At Launchmind, we recommend tracking these changes in weekly deltas, not just monthly, so you can correlate technical releases with crawl behavior quickly.
Case study example: Recovering crawl efficiency after a faceted navigation rollout
Scenario
A mid-market eCommerce brand (≈120k indexable URLs) launched a new faceted navigation system. Within weeks, organic landing page growth plateaued and new product pages took longer to appear in search.
What we saw in server logs
Using log file analysis, we identified:
- Googlebot requests increased ~40% week-over-week, but most new crawl was wasted.

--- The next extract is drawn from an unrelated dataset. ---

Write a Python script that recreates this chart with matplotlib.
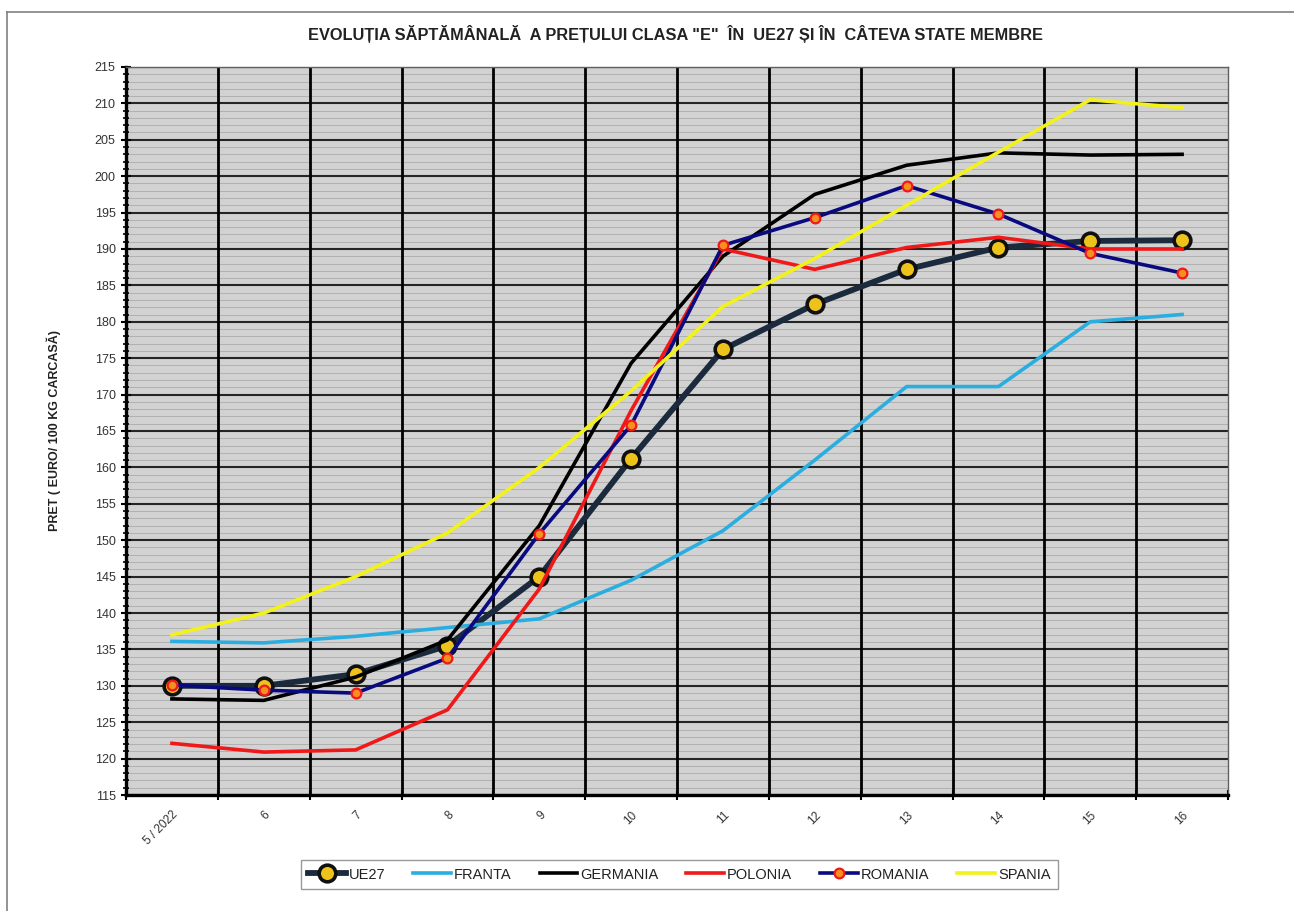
import matplotlib
matplotlib.use('Agg')
import matplotlib.pyplot as plt
import matplotlib.lines as mlines
from matplotlib.ticker import MultipleLocator

plt.rcParams['font.family'] = ['Liberation Sans', 'DejaVu Sans']

weeks = ['5 / 2022', '6', '7', '8', '9', '10', '11', '12', '13', '14', '15', '16']

ue27 = [130.0, 130.0, 131.6, 135.5, 145.0, 161.2, 176.2, 182.4, 187.2, 190.2, 191.1, 191.2]
franta = [136.1, 135.9, 136.8, 138.0, 139.2, 144.5, 151.3, 161.0, 171.1, 171.1, 180.0, 181.0]
germania = [128.2, 128.0, 131.2, 136.3, 152.0, 174.3, 189.0, 197.5, 201.5, 203.2, 202.9, 203.0]
polonia = [122.1, 120.9, 121.2, 126.7, 143.3, 167.8, 190.0, 187.2, 190.2, 191.6, 190.0, 190.0]
romania = [130.1, 129.4, 129.0, 133.8, 150.9, 165.8, 190.5, 194.3, 198.7, 194.8, 189.4, 186.7]
spania = [137.0, 140.0, 145.0, 151.0, 160.0, 170.5, 182.1, 188.7, 196.0, 203.3, 210.5, 209.4]

fig = plt.figure(figsize=(12.94, 9.11), dpi=100)
ax = fig.add_axes([0.0974, 0.1273, 0.8516, 0.7992])
ax.set_facecolor('#D2D2D2')

# chart area frame (top and left edges visible in the original)
fig.add_artist(mlines.Line2D([7 / 1294, 1.0], [1 - 12 / 911, 1 - 12 / 911],
	transform=fig.transFigure, color='#808080', lw=1.2))
fig.add_artist(mlines.Line2D([7 / 1294, 7 / 1294], [0.0, 1 - 12 / 911],
	transform=fig.transFigure, color='#808080', lw=1.2))

x = list(range(len(weeks)))

# minor horizontal stripes every unit, major lines every 5
for v in range(116, 215):
	if v % 5:
		ax.axhline(v, color='#B0B0B0', lw=0.7, zorder=0)
for v in range(115, 216, 5):
	ax.axhline(v, color='#252525', lw=1.5, zorder=1)
for b in range(1, len(weeks)):
	ax.axvline(b - 0.5, color='black', lw=2.0, zorder=1)

ax.plot(x, ue27, color='#1C2A3E', lw=4.2, marker='o', ms=12, mfc='#EDC21A',
	mec='#101010', mew=2.6, label='UE27', zorder=3)
ax.plot(x, franta, color='#2AAEE0', lw=2.6, label='FRANTA', zorder=3)
ax.plot(x, germania, color='black', lw=2.6, label='GERMANIA', zorder=3)
ax.plot(x, polonia, color='#F01818', lw=2.6, label='POLONIA', zorder=3)
ax.plot(x, romania, color='#0A0A80', lw=2.6, marker='o', ms=7, mfc='#F59020',
	mec='#F01818', mew=1.6, label='ROMANIA', zorder=3)
ax.plot(x, spania, color='#F2F21A', lw=2.6, label='SPANIA', zorder=3)

ax.set_xlim(-0.5, len(weeks) - 0.5)
ax.set_ylim(115, 215)
ax.yaxis.set_major_locator(MultipleLocator(5))
ax.yaxis.set_minor_locator(MultipleLocator(1))
ax.tick_params(axis='y', which='major', direction='inout', length=7, width=1.5,
	labelsize=9, labelcolor='#333333', pad=4)
ax.tick_params(axis='y', which='minor', direction='inout', length=4, width=1.2)

ax.set_xticks(x)
ax.set_xticklabels(weeks, rotation=45, ha='right', va='top', fontsize=8.5,
	color='#333333', rotation_mode='anchor')
ax.tick_params(axis='x', which='major', length=0, pad=10)
ax.set_xticks([b - 0.5 for b in range(len(weeks) + 1)], minor=True)
ax.tick_params(axis='x', which='minor', direction='inout', length=7, width=1.5)

for side in ['left', 'bottom']:
	ax.spines[side].set_linewidth(2.4)
	ax.spines[side].set_color('black')
for side in ['top', 'right']:
	ax.spines[side].set_linewidth(1.0)
	ax.spines[side].set_color('#606060')

ax.set_ylabel('PRET ( EURO/ 100 KG CARCASĂ)', fontsize=9, fontweight='bold',
	color='#222222', labelpad=24)

fig.text(0.522, 0.963, 'EVOLUȚIA SĂPTĂMÂNALĂ  A PREȚULUI CLASA "E"  ÎN  UE27 ȘI ÎN  CÂTEVA STATE MEMBRE',
	ha='center', va='center', fontsize=11.8, fontweight='bold', color='#222222')

leg = fig.legend(loc='center', bbox_to_anchor=(0.525, 0.04), ncol=6, fontsize=10.5,
	frameon=True, fancybox=False, edgecolor='#808080', handlelength=2.6,
	handletextpad=0.2, columnspacing=1.9, borderpad=0.5)
leg.get_frame().set_linewidth(1.0)
for t in leg.get_texts():
	t.set_color('#222222')

fig.savefig('out.png', dpi=100)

- Over 55% of Googlebot hits went to parameter URLs generated by faceted filters (e.g.,
?size=,?color=,?sort=combinations). - A non-trivial share of bot requests hit 3-hop redirect chains from legacy category URLs.
- Category templates had a p95 response time >2.5s for bot traffic during peak hours.
Fixes implemented
We coordinated marketing + engineering to:
- Add rules to prevent crawling of low-value facet combinations (a mix of robots.txt pattern controls and internal linking adjustments).
- Update internal links to point directly to final canonical URLs, eliminating redirect chains.
- Improve caching on category templates and reduce query load.
- Clean sitemaps to include only canonical, indexable URLs.
Outcome (measured via logs + SEO KPIs)
Within ~3–4 weeks:
- Googlebot crawl share to parameterized URLs dropped from ~55% to under 20%.
- 3xx hits fell materially as internal links were corrected.
- Bot response time p95 improved after caching changes.
- New product URLs were crawled sooner after publishing, supporting faster discovery.
This is a classic pattern: rankings didn’t improve because of “more crawling”—they improved because crawl was redirected toward what matters.
If you want this kind of end-to-end support (data extraction, dashboards, prioritization, and engineering-ready tickets), Launchmind’s SEO Agent can operationalize log insights into an execution plan.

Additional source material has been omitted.